Importer Exporter Code (IEC)
No person can import or export goods in India without holding a valid Importer Exporter Code Number (IEC), granted under Section 7 of the Act. This is a one-time registration, and it’s mandatory for almost every business dealing in cross-border trade, except a few exempted categories.
Licensing System
The DGFT and its authorised officers can grant, renew, suspend, or cancel licences, certificates, scrips, or other instruments that give financial or fiscal benefits for trade. Over the years, this has expanded well beyond simple licences to include duty scrips and export incentive instruments used under various schemes.
Search, Seizure, and Penalty Powers
Chapter IV of the Act empowers authorised officers to enter premises, search, inspect, and seize goods or documents connected with a suspected violation, following procedures under the Code of Criminal Procedure, 1973.
Controls on Sensitive Exports (Chapter IVA)
This chapter deals with export controls on specified goods, services, and technologies — particularly those relevant to weapons of mass destruction, nuclear security, or India’s international obligations. It works alongside the Weapons of Mass Destruction and their Delivery Systems (Prohibition of Unlawful Activities) Act, 2005.
Appeal and Review Mechanism
If a business disagrees with an order passed by the Adjudicating Authority, it can appeal within 45 days to the Appellate Authority. The Act also allows the Central Government or Director General to review and revise earlier decisions in certain cases.
Penalties Under the Foreign Trade (Development and Regulation) Act, 1992
This is the part most businesses want clarity on. If you export or import in contravention of the Act, its rules, or the Foreign Trade Policy, you become liable to a penalty of not less than ₹10,000, and up to five times the value of the goods, services, or technology involved — whichever amount is higher.
A few important points about enforcement:
- Penalties can be recovered as arrears of land revenue if unpaid
- Your IEC can be suspended by the Adjudicating Authority until the penalty is cleared
- Goods involved in the contravention can be confiscated
- Confiscated goods or conveyances can be released on payment of redemption charges equal to their market value
- For violations involving specified sensitive goods or technology, penalties follow the stricter provisions of the WMD Act, 2005, and can include imprisonment
The Act also lets exporters approach the Settlement Commission for regularising export obligation defaults in certain cases, instead of facing prolonged litigation.
Ready To get your export-import compliance sorted?
From IEC registration to trade policy guidance, Udyamita Helpline is here to help — for free.
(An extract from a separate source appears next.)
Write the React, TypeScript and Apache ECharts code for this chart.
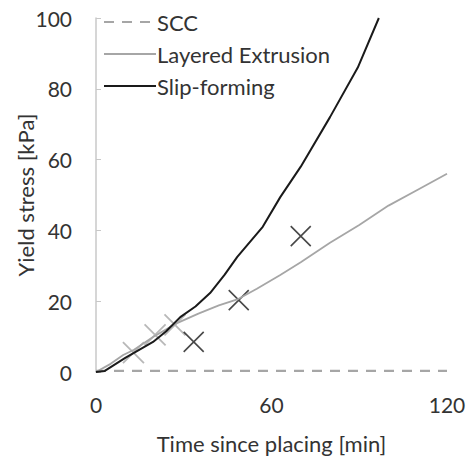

FTDR Act, 1992 vs. Import and Export (Control) Act, 1947
| Aspect | Import & Export (Control) Act, 1947 | Foreign Trade (Development and Regulation) Act, 1992 |
| Approach | Control-first, restriction-heavy | Development and facilitation-first |
| Economic context | Pre-liberalisation, protectionist | Post-1991 liberalised economy |
| Import stance | Mostly restricted, licence-heavy | Generally free unless regulated |
| Export promotion | Minimal focus | Strong focus on augmenting exports |
| Administering body | Import/export control authorities | Directorate General of Foreign Trade (DGFT) |
How the Foreign Trade Policy Fits In?
The Foreign Trade Policy (FTP) is not a separate law — it operates entirely under the authority granted by the FTDR Act, 1992. The current policy, Foreign Trade Policy 2023, came into effect from 1st April 2023 and continues until amended. It lays down the actual rules, export promotion schemes, duty benefits, and procedures that importers and exporters follow day to day.
Think of it this way: the FTDR Act is the constitution, and the Foreign Trade Policy is the rulebook written under that constitution. The Act gives the power; the Policy uses it.
2010 Amendment — What Changed
The Foreign Trade (Development and Regulation) Amendment Act, 2010 updated several provisions to keep pace with India’s growing services and technology exports. Key changes included:
- Extending the Act’s scope to cover services and technology, not just goods
- Renaming “Export and Import Policy” to “Foreign Trade Policy”
- Adding Chapter IVA on controls for specified goods, services, and technology
- Introducing provisions for crediting penalties to the Consolidated Fund of India
- Empowering the Settlement Commission for export obligation defaults
Who Needs To Comply With This Act?
- Any business or individual importing goods into India
- Any business or individual exporting goods, services, or technology from India
- Service exporters claiming benefits under the Foreign Trade Policy
- Anyone dealing in specified/restricted goods or technologies under Chapter IVA
If you fall in the first two categories, getting an IEC and staying aligned with DGFT notifications isn’t optional — it’s the baseline requirement for legal trade.
FAQs
What is the Foreign Trade (Development and Regulation) Act, 1992?
It’s the central Indian law that empowers the government to develop, regulate, and control foreign trade by facilitating imports and increasing exports.
When did the FTDR Act come into force?
It received presidential assent on 7th August 1992, and its main provisions are deemed to have come into force from 19th June 1992.
Which Act did the FTDR Act, 1992 replace?
It replaced the Import and Export (Control) Act, 1947, which followed a stricter, control-based approach to trade.
Is IEC mandatory under this Act?
Yes, no business can import or export goods without a valid Importer Exporter Code, except a few exempted categories.
What is the penalty for violating the FTDR Act?
The penalty is not less than ₹10,000, and can go up to five times the value of the goods or services involved, whichever is higher.
Is the Foreign Trade Policy a separate law from the FTDR Act?
No, the Foreign Trade Policy operates entirely under the powers given by the FTDR Act, 1992, it’s not an independent statute.